According to the governance expert, the international community should draw a lesson from the past experience and ensure that both sides meet their obligations under the CPA.
Moreover, Mulikita said that a rapid and vigorously implemented capacity building programme was needed for Southern Sudan.
Essentially, the programme should focus on human and institutional capacities to accompany autonomy for Southern Sudan.
"Capable states in Southern Sudan, founded on transparency, accountability and the rule of law must rapidly emerge if the oil revenues, plus external resources, are to reach the most disadvantaged and vulnerable categories," Mulikita emphasised.
To avert disenchantment with the 'New Sudan', the expert strongly advised that SPLA combatants wounded during the war must be rehabilitated.
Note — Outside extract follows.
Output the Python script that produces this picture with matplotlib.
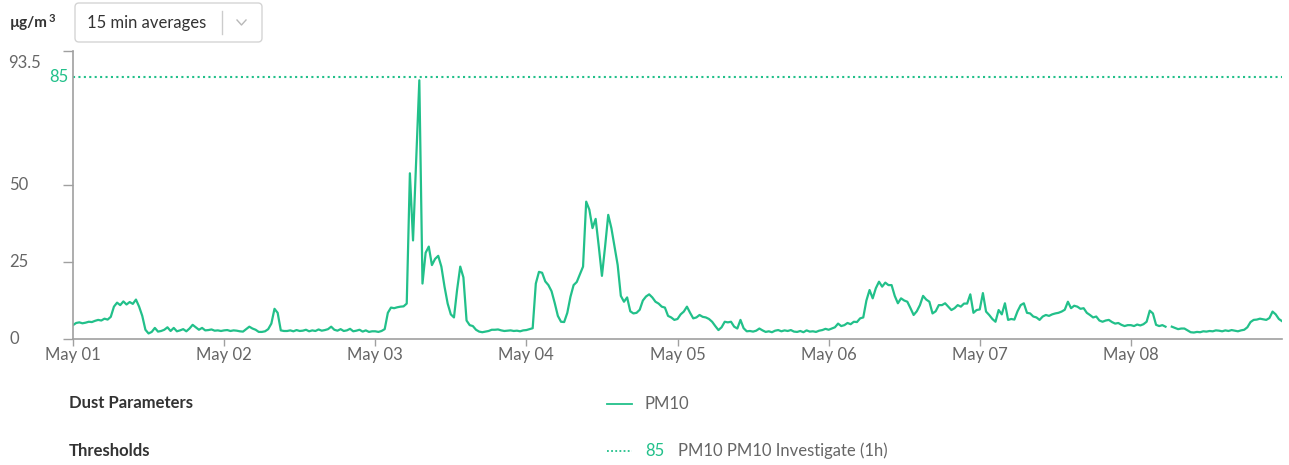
import numpy as np
import pandas as pd
import matplotlib
matplotlib.use("Agg")
import matplotlib.pyplot as plt
import matplotlib.dates as mdates
from matplotlib.patches import FancyBboxPatch
from matplotlib.lines import Line2D
from matplotlib.transforms import IdentityTransform, blended_transform_factory

plt.rcParams["font.family"] = ["Lato", "DejaVu Sans"]

# PM10 readings, one value every 30 minutes (µg/m3)
may01 = [4.5, 5.2, 5.4, 5.1, 5.3, 5.6, 5.5, 5.9, 6.2, 6.0, 6.6, 6.3,
         7.2, 10.5, 11.8, 11.0, 12.2, 11.2, 12.0, 11.4, 12.8, 10.5, 7.5, 3.0,
         1.8, 2.3, 3.6, 2.4, 2.6, 3.0, 3.8, 2.6, 3.6, 2.5, 2.8, 3.2,
         2.5, 3.4, 4.6, 3.8, 3.0, 3.6, 2.8, 2.9, 3.1, 2.7, 2.8, 2.6]
may02 = [2.8, 2.9, 2.6, 2.8, 2.7, 2.5, 2.4, 3.2, 4.0, 3.4, 3.0, 2.3,
         2.3, 2.5, 3.2, 5.0, 9.8, 8.5, 2.8, 2.6, 2.6, 2.8, 2.5, 2.9,
         2.6, 2.7, 3.0, 2.5, 2.8, 2.6, 3.1, 2.7, 2.9, 3.2, 4.0, 3.0,
         2.7, 3.2, 2.6, 2.8, 3.3, 2.5, 2.7, 3.0, 2.4, 2.8, 2.3, 2.5]
may03 = [2.5, 2.3, 2.6, 3.2, 8.5, 10.2, 10.0, 10.3, 10.5, 10.6, 11.5, 53.8,
         32.0, 58.0, 84.0, 18.0, 28.0, 30.0, 24.0, 26.0, 27.0, 23.5, 17.0, 11.5,
         8.0, 7.0, 16.0, 23.5, 20.0, 6.0, 4.5, 4.2, 3.0, 2.4, 2.2, 2.4,
         2.6, 3.0, 3.0, 3.1, 2.8, 2.6, 2.7, 2.8, 2.6, 2.7, 2.5, 2.8]
may04 = [2.9, 3.2, 3.5, 18.0, 21.8, 21.5, 18.7, 17.5, 15.5, 11.7, 7.5, 5.6,
         5.5, 8.5, 13.7, 17.5, 18.5, 21.0, 23.5, 44.6, 42.0, 36.0, 39.0, 30.0,
         20.5, 30.0, 40.3, 36.0, 30.0, 24.0, 14.0, 12.1, 13.5, 9.0, 8.3, 8.5,
         9.5, 12.5, 13.8, 14.5, 13.5, 12.1, 11.5, 10.5, 10.2, 7.5, 7.0, 6.2]
may05 = [6.5, 8.0, 8.9, 10.5, 8.5, 6.7, 7.0, 7.8, 7.2, 7.0, 6.5, 5.6,
         4.2, 2.9, 3.8, 5.6, 5.4, 5.6, 4.0, 3.4, 6.2, 3.5, 2.5, 2.6,
         2.4, 2.7, 3.4, 2.8, 2.3, 2.5, 2.2, 2.7, 2.9, 2.5, 2.8, 2.6,
         2.9, 2.4, 2.3, 2.6, 2.2, 2.8, 2.4, 2.5, 2.3, 2.7, 2.9, 3.3]
may06 = [3.0, 3.4, 3.8, 5.0, 4.2, 4.5, 5.2, 4.8, 5.6, 5.5, 6.7, 7.0,
         12.5, 15.9, 13.2, 16.5, 18.6, 17.0, 18.3, 17.5, 17.5, 14.0, 11.6, 13.2,
         12.5, 12.1, 10.0, 7.8, 9.0, 11.0, 14.0, 12.8, 12.1, 8.3, 9.0, 11.0,
         11.0, 11.6, 10.5, 9.4, 10.0, 11.0, 10.5, 11.5, 11.5, 14.5, 8.5, 9.4]
may07 = [9.6, 14.9, 8.9, 7.8, 6.5, 5.6, 9.4, 8.0, 11.6, 6.2, 6.5, 6.3,
         9.0, 11.0, 11.6, 8.5, 8.3, 7.3, 7.0, 6.2, 7.3, 7.8, 7.5, 8.0,
         8.3, 8.5, 8.9, 9.5, 12.1, 10.0, 10.8, 10.5, 9.8, 10.0, 8.5, 7.8,
         7.0, 7.3, 6.0, 5.6, 6.0, 6.2, 5.5, 5.0, 5.2, 4.6, 4.2, 4.5]
may08 = [4.5, 4.2, 4.7, 4.4, 4.8, 5.6, 9.2, 8.3, 4.6, 4.2, 4.5, 4.0,
         np.nan, 4.0, 3.6, 3.2, 3.4, 3.4, 2.8, 2.2, 2.1, 2.3, 2.2, 2.5,
         2.4, 2.6, 2.5, 2.8, 2.7, 2.5, 2.8, 2.6, 2.9, 2.7, 2.5, 2.8,
         3.0, 3.8, 5.5, 6.2, 6.3, 6.6, 6.4, 6.2, 6.8, 8.9, 8.0, 6.5]
may09 = [5.8]

threshold = 85
y_max = 93.5
ytick_vals = [0, 25, 50]
ytick_labels = ["0", "25", "50"]

pm10 = np.array(may01 + may02 + may03 + may04 + may05 + may06 + may07 + may08 + may09)
times = pd.date_range("2023-05-01", periods=len(pm10), freq="30min")
day_ticks = pd.date_range("2023-05-01", "2023-05-08", freq="D")

GREEN = "#22c08a"
AXIS = "#a0a0a0"
TXT = "#666666"
DARK = "#333333"
FS = 12

W, H = 1289, 465
fig = plt.figure(figsize=(W / 100, H / 100), dpi=100)


def fx(px):
    return px / W


def fy(py):
    return 1 - py / H


ax = fig.add_axes([fx(73), fy(339), fx(1282) - fx(73), fy(51) - fy(339)])
ax.plot(times, pm10, color=GREEN, lw=1.6)
ax.axhline(threshold, color=GREEN, lw=1.5, ls=(0, (1, 1.6)))

ax.set_ylim(0, y_max)
ax.set_xlim(times[0], times[-1])
for s in ["top", "right"]:
    ax.spines[s].set_visible(False)
for s in ["left", "bottom"]:
    ax.spines[s].set_color(AXIS)
    ax.spines[s].set_linewidth(1.2)

ax.set_yticks(ytick_vals + [y_max])
ax.set_yticklabels([])
ax.tick_params(axis="y", length=7, color=AXIS, width=1)
ax.set_xticks(day_ticks)
ax.xaxis.set_major_formatter(mdates.DateFormatter("%b %d"))
ax.tick_params(axis="x", length=5, color=AXIS, width=1, labelsize=FS,
               labelcolor=TXT, pad=1)

# y labels sit flush left, like the web chart
tr = blended_transform_factory(fig.transFigure, ax.transData)
for v, lbl in zip(ytick_vals, ytick_labels):
    fig.text(fx(9), v, lbl, transform=tr, ha="left", va="center",
             fontsize=FS, color=TXT)
fig.text(fx(8), 89.7, "93.5", transform=tr, ha="left", va="center",
         fontsize=FS, color=TXT)
fig.text(fx(68), threshold, str(threshold), transform=tr, ha="right",
         va="center", fontsize=FS, color=GREEN)

# header: unit and averaging dropdown
unit = fig.text(fx(10), fy(23), "µg/m", ha="left", va="center", fontsize=11,
                fontweight="bold", color=DARK)
ext = unit.get_window_extent(renderer=fig.canvas.get_renderer())
fig.text((ext.x1 + 1) / W, fy(18), "3", ha="left", va="center", fontsize=8,
         fontweight="bold", color=DARK)
box = FancyBboxPatch((75, H - 42), 187, 39, boxstyle="round,pad=0,rounding_size=4",
                     transform=IdentityTransform(), fc="white", ec="#d4d4d4", lw=1)
fig.add_artist(box)
fig.text(fx(87), fy(23), "15 min averages", ha="left", va="center",
         fontsize=FS, color=DARK)
fig.add_artist(Line2D([222, 222], [H - 11, H - 34], transform=IdentityTransform(),
                      color="#cccccc", lw=1))
fig.add_artist(Line2D([237, 241.5, 246], [H - 20, H - 25, H - 20],
                      transform=IdentityTransform(), color="#b8b8b8", lw=1))

# legend rows under the chart
fig.text(fx(69), fy(403), "Dust Parameters", ha="left", va="center",
         fontsize=FS, fontweight="bold", color=DARK)
fig.text(fx(69), fy(451), "Thresholds", ha="left", va="center",
         fontsize=FS, fontweight="bold", color=DARK)
fig.add_artist(Line2D([fx(607), fx(632)], [fy(404), fy(404)],
                      transform=fig.transFigure, color=GREEN, lw=1.3))
fig.text(fx(645), fy(404), "PM10", ha="left", va="center", fontsize=FS, color=TXT)
fig.add_artist(Line2D([fx(607), fx(632)], [fy(451), fy(451)],
                      transform=fig.transFigure, color=GREEN, lw=1.3, ls=(0, (1, 1.3))))
fig.text(fx(645), fy(451), str(threshold), ha="left", va="center", fontsize=FS,
         color=GREEN)
fig.text(fx(678), fy(451), "PM10 PM10 Investigate (1h)", ha="left", va="center",
         fontsize=FS, color=TXT)

fig.savefig("out.png", dpi=100)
Also, fighters who will be demobilised and the rest of the war-weary population must be given access to sustainable livelihoods.
"It is not possible to tell which way Southerners will vote in the referendum scheduled for 2011," Mulikita said, recalling the 1993 referendum in the erstwhile Ethiopian province of Eritrea.
Eritrea voted to break away from Ethiopia and has since become an independent nation.
"Evidence shows that armed conflict situations tend to give groups of people who have suffered real or perceived suppression or subjugation, a distinct group or national identity," Mulikita added.